Retype nothing but the lines from the start of the material up to and including the line with "fig = go.Figure()". Pictures don't belong in the copy.
• • • •
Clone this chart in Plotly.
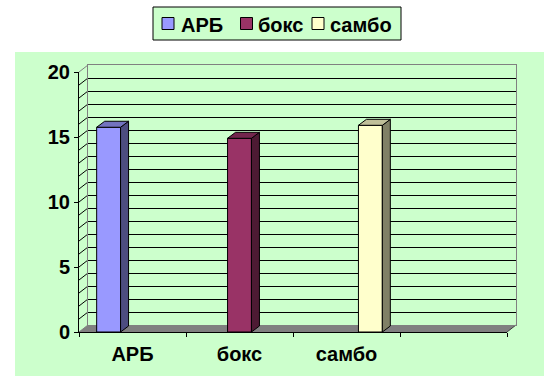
import plotly.graph_objects as go

# ---- data ----
categories = ["АРБ", "бокс", "самбо", ""]
series_names = ["АРБ", "бокс", "самбо"]
series_values = {
    "АРБ":   [15.75, None, None, None],
    "бокс":  [None, 14.9, None, None],
    "самбо": [None, None, 15.9, None],
}
front_colors = {"АРБ": "#9999FF", "бокс": "#993366", "самбо": "#FFFFCC"}
top_colors = {"АРБ": "#7373BF", "бокс": "#73264D", "самбо": "#BFBF99"}
side_colors = {"АРБ": "#4D4D80", "бокс": "#4D1A33", "самбо": "#808066"}
y_ticks = [0, 5, 10, 15, 20]

W, H = 559, 389
def px(x):
    return x / W
def py(y):
    return (H - y) / H

# front plane pixel box
FX0, FX1, FY0, FY1 = 79, 507, 332, 72
# depth offset of back wall (pixels)
DX, DY = 9, 7
BX0, BX1, BY0, BY1 = FX0 + DX, FX1 + DX, FY0 - DY, FY1 - DY

ncat = len(categories)
xpos = list(range(ncat))
ymax = 20
bargap = 0.33
nser = len(series_names)
w = (1 - bargap) / nser
unit_x = (FX1 - FX0) / ncat
unit_y = (FY0 - FY1) / ymax
bdx = 8 / unit_x   # bar depth in data units
bdy = 6 / unit_y

fig = go.Figure()

# back wall on subplot xy (drawn first)
fig.add_trace(go.Scatter(x=[0, 1], y=[0, 0], mode="lines", line=dict(width=0),
                         showlegend=False, hoverinfo="skip", xaxis="x", yaxis="y"))

# 3D faces and bars on front subplot x2y2
for i, name in enumerate(series_names):
    vals = series_values[name]
    for c, v in zip(xpos, vals):
        if v is None:
            continue
        x0 = c - (1 - bargap) / 2 + i * w
        x1 = x0 + w
        fig.add_trace(go.Scatter(
            x=[x1, x1 + bdx, x1 + bdx, x1, x1], y=[0, bdy, v + bdy, v, 0],
            fill="toself", fillcolor=side_colors[name], mode="lines",
            line=dict(color="black", width=1), showlegend=False, hoverinfo="skip",
            xaxis="x2", yaxis="y2"))
        fig.add_trace(go.Scatter(
            x=[x0, x0 + bdx, x1 + bdx, x1, x0], y=[v, v + bdy, v + bdy, v, v],
            fill="toself", fillcolor=top_colors[name], mode="lines",
            line=dict(color="black", width=1), showlegend=False, hoverinfo="skip",
            xaxis="x2", yaxis="y2"))

for name in series_names:
    fig.add_trace(go.Bar(
        x=xpos, y=series_values[name], name=name, showlegend=False,
        marker=dict(color=front_colors[name], line=dict(color="black", width=1)),
        xaxis="x2", yaxis="y2"))

bold = dict(family="Liberation Sans, Arial", size=20, color="black", weight="bold")

shapes = []
annotations = []
# green chart area
shapes.append(dict(type="rect", xref="paper", yref="paper", layer="below",
                   x0=px(15), x1=px(544), y0=py(376), y1=py(52),
                   fillcolor="#CCFFCC", line=dict(width=0)))
# floor
shapes.append(dict(type="path", xref="paper", yref="paper", layer="below",
                   path=f"M{px(FX0)},{py(FY0)} L{px(BX0)},{py(BY0)} L{px(BX1)},{py(BY0)} L{px(FX1)},{py(FY0)} Z",
                   fillcolor="#808080", line=dict(width=0)))
shapes.append(dict(type="line", xref="paper", yref="paper", layer="below",
                   x0=px(FX1), y0=py(FY0), x1=px(BX1), y1=py(BY0),
                   line=dict(color="#404040", width=1)))
# side wall lines
for k in range(ymax + 1):
    yf = FY0 - k * unit_y
    yb = BY0 - k * unit_y
    shapes.append(dict(type="line", xref="paper", yref="paper", layer="below",
                       x0=px(FX0), y0=py(yf), x1=px(BX0), y1=py(yb),
                       line=dict(color="#808080" if k in (0, ymax) else "black", width=1)))

# legend box (drawn manually to match the original spacing)
LX0, LX1, LY0, LY1 = 153, 401, 7, 40
shapes.append(dict(type="rect", xref="paper", yref="paper", layer="above",
                   x0=px(LX0), x1=px(LX1), y0=py(LY1), y1=py(LY0),
                   fillcolor="#CCFFCC", line=dict(color="black", width=1)))
legend_sq_x = [162, 240.5, 312]
legend_tx_x = [179, 256, 328]
ly = (LY0 + LY1) / 2
for name, sx, tx in zip(series_names, legend_sq_x, legend_tx_x):
    shapes.append(dict(type="rect", xref="paper", yref="paper", layer="above",
                       x0=px(sx), x1=px(sx + 12), y0=py(ly + 6), y1=py(ly - 6),
                       fillcolor=front_colors[name], line=dict(color="black", width=1)))
    annotations.append(dict(text=name, xref="paper", yref="paper", x=px(tx), y=py(ly + 1),
                            xanchor="left", yanchor="middle", showarrow=False, font=bold))

fig.update_layout(
    width=W, height=H,
    margin=dict(l=0, r=0, t=0, b=0, autoexpand=False),
    paper_bgcolor="white",
    plot_bgcolor="rgba(0,0,0,0)",
    barmode="group", bargap=bargap, bargroupgap=0,
    shapes=shapes,
    annotations=annotations,
    font=dict(family="Liberation Sans, Arial", size=20, color="black"),
    showlegend=False,
    xaxis=dict(domain=[px(BX0), px(BX1)], range=[0, 1], showgrid=False, zeroline=False,
               showticklabels=False, ticks="", showline=True, mirror=True,
               linecolor="#808080", linewidth=1, fixedrange=True),
    yaxis=dict(domain=[py(BY0), py(BY1)], range=[0, ymax], dtick=1, showgrid=True,
               gridcolor="black", gridwidth=1, zeroline=False, showticklabels=False,
               ticks="", showline=True, mirror=True, linecolor="#808080", linewidth=1,
               fixedrange=True),
    xaxis2=dict(domain=[px(FX0), px(FX1)], range=[-0.5, ncat - 0.5], anchor="y2",
                showgrid=False, zeroline=False, showline=True, linecolor="black", linewidth=1,
                tickmode="array", tickvals=xpos[:3], ticktext=categories[:3], ticks="",
                ticklabelstandoff=4, tickfont=bold,
                minor=dict(tickmode="array", tickvals=[c - 0.5 for c in range(ncat + 1)],
                           ticks="outside", ticklen=4, tickcolor="black", showgrid=False),
                fixedrange=True),
    yaxis2=dict(domain=[py(FY0), py(FY1)], range=[0, ymax], anchor="x2",
                showgrid=False, zeroline=False, showline=True, linecolor="black", linewidth=1,
                tickmode="array", tickvals=y_ticks, ticks="outside", ticklen=4,
                tickcolor="black", tickfont=bold, fixedrange=True),
)

fig.write_html("out.html")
• • • •
# In response
Clone this chart in Plotly.
import plotly.graph_objects as go

# ---- data ----
categories = ["АРБ", "бокс", "самбо", ""]
series_names = ["АРБ", "бокс", "самбо"]
series_values = {
    "АРБ":   [15.75, None, None, None],
    "бокс":  [None, 14.9, None, None],
    "самбо": [None, None, 15.9, None],
}
front_colors = {"АРБ": "#9999FF", "бокс": "#993366", "самбо": "#FFFFCC"}
top_colors = {"АРБ": "#7373BF", "бокс": "#73264D", "самбо": "#BFBF99"}
side_colors = {"АРБ": "#4D4D80", "бокс": "#4D1A33", "самбо": "#808066"}
y_ticks = [0, 5, 10, 15, 20]

W, H = 559, 389
def px(x):
    return x / W
def py(y):
    return (H - y) / H

# front plane pixel box
FX0, FX1, FY0, FY1 = 79, 507, 332, 72
# depth offset of back wall (pixels)
DX, DY = 9, 7
BX0, BX1, BY0, BY1 = FX0 + DX, FX1 + DX, FY0 - DY, FY1 - DY

ncat = len(categories)
xpos = list(range(ncat))
ymax = 20
bargap = 0.33
nser = len(series_names)
w = (1 - bargap) / nser
unit_x = (FX1 - FX0) / ncat
unit_y = (FY0 - FY1) / ymax
bdx = 8 / unit_x   # bar depth in data units
bdy = 6 / unit_y

fig = go.Figure()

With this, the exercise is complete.